I'd been campaigning for two years or more to remove a stunted, ugly Holly bush which was permanently swamped by a Clematis, was routinely hacked back by the Client because it was overhanging the path, and which prickled me to death every time I tried to cut back the Clematis, or weed around it.

Finally, they agreed to let me remove the Holly, because the Clematis had died. (No, I didn't kill the Clematis, honest!) 

In order to dig out the dead Clematis, I removed all the holly stems up to 18” above the ground, to give me room to work, without being stabbed to death.

I then trimmed the remaining, top, stems, to just a few inches.

Again, so that I could work close to it, safely.

In case you're wondering why I didn't just cut it down to ground level, I always leave a stump, when working with trees, to make it easier for me to heave it out.

And in this case, I wanted to leave it looking at least halfway decent until I could finish the job, which would be at my next visit, so I cut it into a sort of Ultimate Hat-rack shape.


 A month later, this had happened:

 Yes!
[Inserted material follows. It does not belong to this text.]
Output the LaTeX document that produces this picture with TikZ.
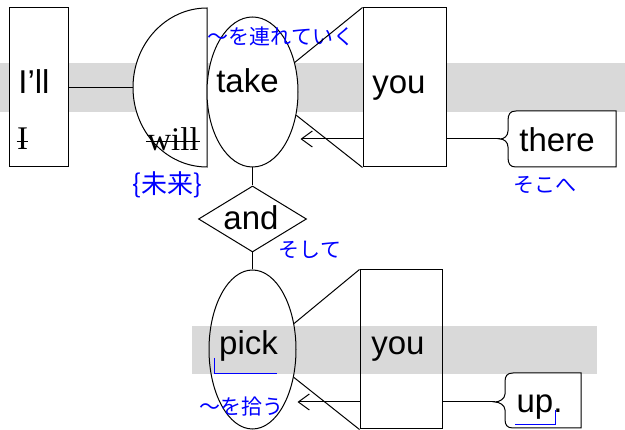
\documentclass[tikz,border=0pt]{standalone}
\usepackage{fontspec}
\setmainfont{Liberation Sans}
\newfontfamily\wordserif{Liberation Serif}
\newfontfamily\jpfont{Noto Sans CJK JP}
\usetikzlibrary{shapes.geometric,arrows.meta}
\begin{document}
\begin{tikzpicture}[x=1pt,y=-1pt,line width=1pt,
  >={Straight Barb[length=11pt,width=16pt]},
  word/.style={font=\fontsize{33}{36}\selectfont,inner sep=0pt,anchor=base},
  old/.style={word,font=\wordserif\fontsize{33}{36}\selectfont},
  jp/.style={font=\jpfont\fontsize{21}{24}\selectfont,text=blue,inner sep=0pt},
  box/.style={draw,fill=white,inner sep=0pt},
  band/.style={fill=black!15}]
\useasboundingbox (0,0) rectangle (625,430);
\fill[band] (0,63) rectangle (625,112);
\fill[band] (192,326) rectangle (597,374);

\node[box,minimum width=59pt,minimum height=159pt] (ill) at (38.5,87.5) {};
\node[word] (illtext) at (34,94) {I’ll};
\node[old] (itext) at (22.5,150) {I};
\draw ([yshift=8pt]itext.base west) -- ([yshift=8pt]itext.base east);

\coordinate (willedge) at (133,87.5);
\draw (ill.east |- willedge) -- (willedge);
\draw[fill=white] (207,8) arc[start angle=90,end angle=270,x radius=74pt,y radius=79.5pt] -- cycle;
\node[old] (will) at (173,151) {will};
\draw ([yshift=9pt,xshift=-1pt]will.base west) -- ([yshift=9pt,xshift=1pt]will.base east);
\node[jp,font=\jpfont\fontsize{26}{28}\selectfont] (willtr) at (167,185) {\{未来\}};

\node[box,ellipse,minimum width=91pt,minimum height=150pt] (take) at (252.5,92) {};
\node[word] (taketext) at (247.5,93) {take};
\node[jp] (taketr) at (281,36) {～を連れていく};

\node[box,minimum width=83pt,minimum height=159pt] (you1) at (404.5,87.5) {};
\node[word] (you1text) at (399,94) {you};
\draw (take.35) -- (you1.north west);
\draw (take.-28) -- (you1.south west);

\coordinate (theretip) at (500,139);
\draw[fill=white] (theretip) .. controls (504,139) and (508,136) .. (508,131) -- (508,121)
  .. controls (508,114) and (510,111) .. (516,111) -- (616,111) -- (616,167) -- (516,167)
  .. controls (510,167) and (508,164) .. (508,157) -- (508,147)
  .. controls (508,142) and (504,139) .. (theretip) -- cycle;
\node[word] (there) at (557,152) {there};
\node[jp] (theretr) at (545,185) {そこへ};
\draw[->] (you1.west |- theretip) -- ([xshift=2pt]take.east |- theretip);
\draw (you1.east |- theretip) -- (theretip);

\node[box,diamond,minimum width=108pt,minimum height=66pt] (and) at (252.5,219) {};
\node[word] (andtext) at (251,230) {and};
\node[jp] (andtr) at (310,250) {そして};
\draw (take.south) -- (and.north);

\node[draw,ellipse,inner sep=0pt,minimum width=87pt,minimum height=159pt] (pick) at (252.5,349.5) {};
\draw (and.south) -- (pick.north);
\node[word] (picktext) at (248.5,355) {pick};
\draw[blue] (214,358) -- (214,374) -- (277,374);
\node[jp] (picktr) at (241,407) {～を拾う};

\node[draw,inner sep=0pt,minimum width=82pt,minimum height=159pt] (you2) at (401,349.5) {};
\node[word] (you2text) at (398,355) {you};
\draw (pick.32) -- (you2.north west);
\draw (pick.-34) -- (you2.south west);

\coordinate (uptip) at (495,402);
\draw[fill=white] (uptip) .. controls (499,402) and (505,399) .. (505,394) -- (505,382)
  .. controls (505,376) and (507,373) .. (513,373) -- (581,373) -- (581,428) -- (513,428)
  .. controls (507,428) and (505,425) .. (505,419) -- (505,410)
  .. controls (505,405) and (499,402) .. (uptip) -- cycle;
\node[word] (up) at (539.5,413) {up.};
\draw[blue] (515,425) -- (555,425) -- (555,410);
\draw[->] (you2.west |- uptip) -- ([xshift=1pt]pick.east |- uptip);
\draw (you2.east |- uptip) -- (uptip);
\end{tikzpicture}
\end{document}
This brave little Holly had put out a lovely flush of new leaves on all those cut stems, and turned out to be rather prettily variegated. 

And suddenly, rather shapely!

So I suggested that maybe we should keep it now, for no other reason than the replacement Clematis would take quite some time to grow big enough to cover the fence again.

And that was what sparked the remark - “Make your mind up!”

Which led on to the thought that actually, in gardens, we do not have to Make Our Minds Up and stick to it.

We are allowed to change our plans as we go, as passing seasons alter the view, as different times of day or year reveal new vistas and combinations; as we grow tired of a particular plant, or as we change our ideas on what we like.

As an example of this, one of my Clients had, when I first went there, whole beds full of roses. Ten years in, she decided she didn't like the roses any more, so they all had to go, and we planted Hydrangeas instead. (I say “we” but you know I mean “I”....) For another five years we had lovely Hydrangeas, and then last year: guess what? Yes, she decided that there were too many of them, so most of them had to go, being replaced with.... some new roses!

Gardening is, in fact, all about change.

Which is rather lovely, don't you think?